The spacecraft probably only has enough fuel left for a few months, Nasa says. Once that happens, its mission will come to an end and contact will be lost.

It is far from the first time that the Kepler mission has run into trouble – it has spent all of its time being blasted with cosmic rays, and its primary mission had to come to an end in 2013 when one of its mechanisms broke. But it has struggled through those difficulties, continuing to look around the sky and find evidence of planets many lightyears away that might be second Earths.

That hardiness has led scientists to hope that the telescope can continue on for longer than the few months it is expected to have left. But however much it is able to eke out those last bits of fuel, the mission will have to come an end once it runs out.

When that happens, there will be no fuel left for Nasa to use to aim the spacecraft back at Earth, so that it can send it back to us.

In the remaining time, Nasa will continue to use the telescope to look around the sky and collect scientific data to analyse on Earth. Nasa is committed to keep doing that as long as it has the fuel to allow the data to be sent back, it said.

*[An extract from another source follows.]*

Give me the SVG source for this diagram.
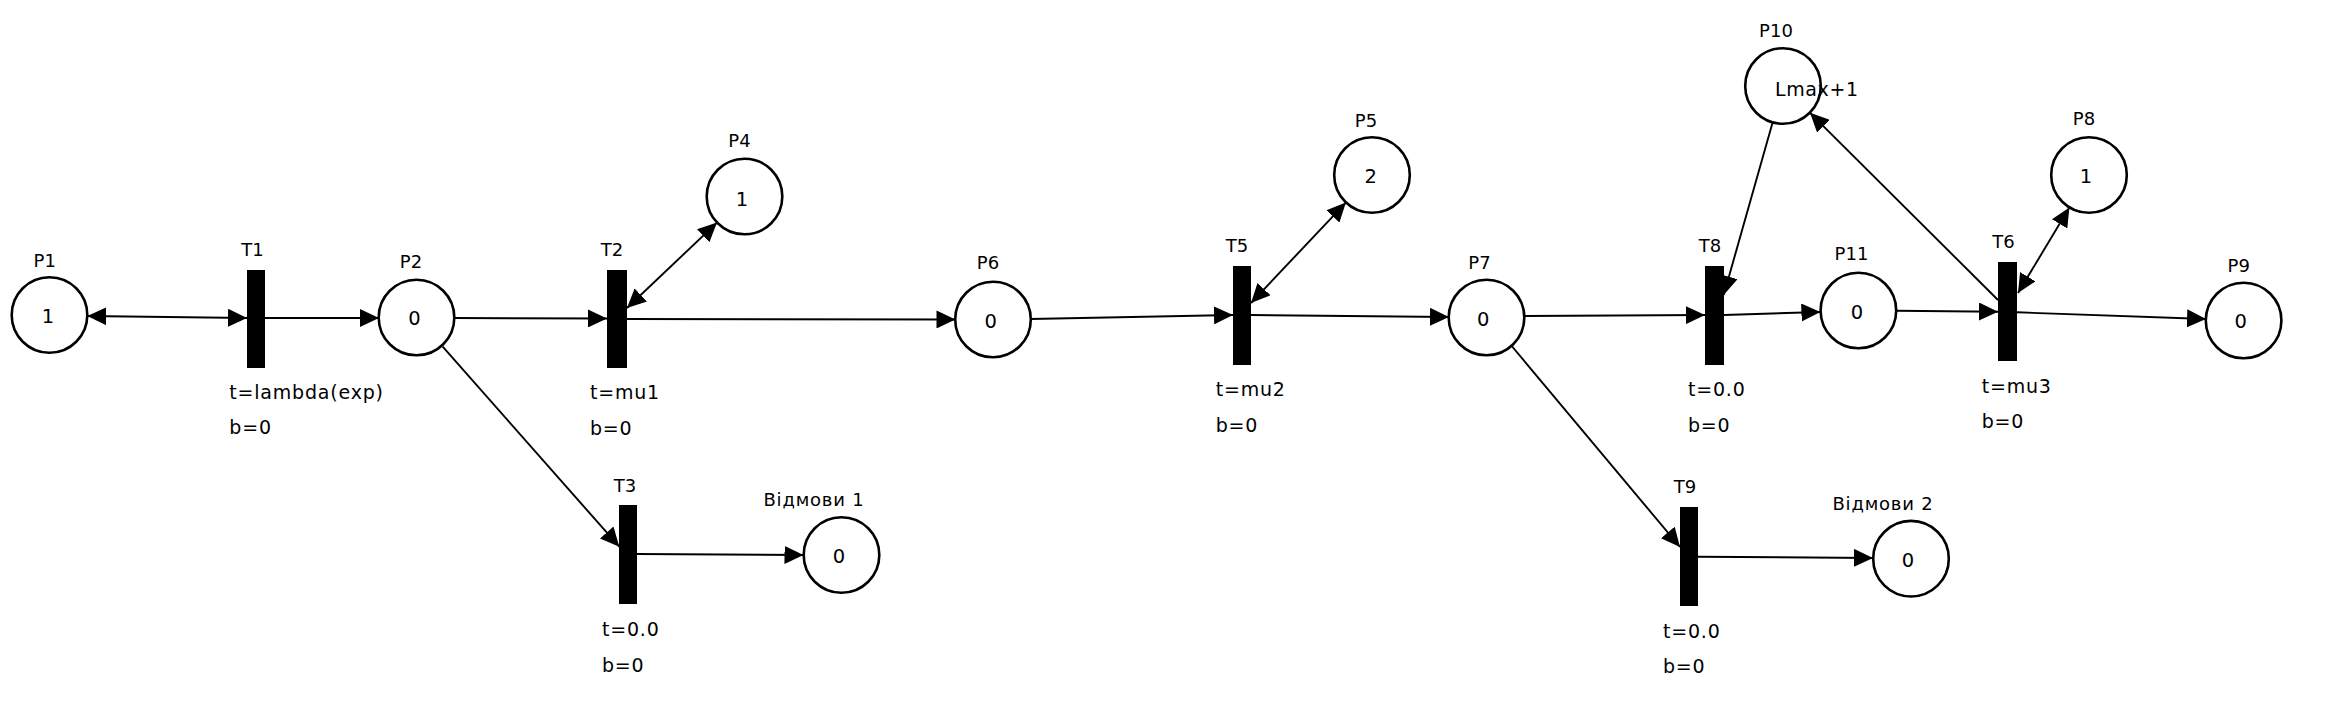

Sometimes, Nasa has to save enough fuel for one last mission – usually one that sees it destroy itself. Doing so ensures that the equipment doesn't get in the way once it has been lost, as in the case of Cassini, which was plunged into Saturn's atmosphere and destroyed to avoid it crashing into one of the planet's moons and filling it with any life it was accidentally carrying.

But that won't be necessary this time around, since the Kepler space telescope is floating mostly on its own in space, tracking Earth's orbit around 95 million miles away.

Just as Kepler's time comes to an end, Nasa will be launching the Transiting Exoplanet Survey Satellite (TESS) will be launching on April 16 from Cape Canaveral, Florida. That will do a similar job but will be able to see even more: scanning nearly the entire sky to look for the same exoplanets that have been spotted by the Kepler craft.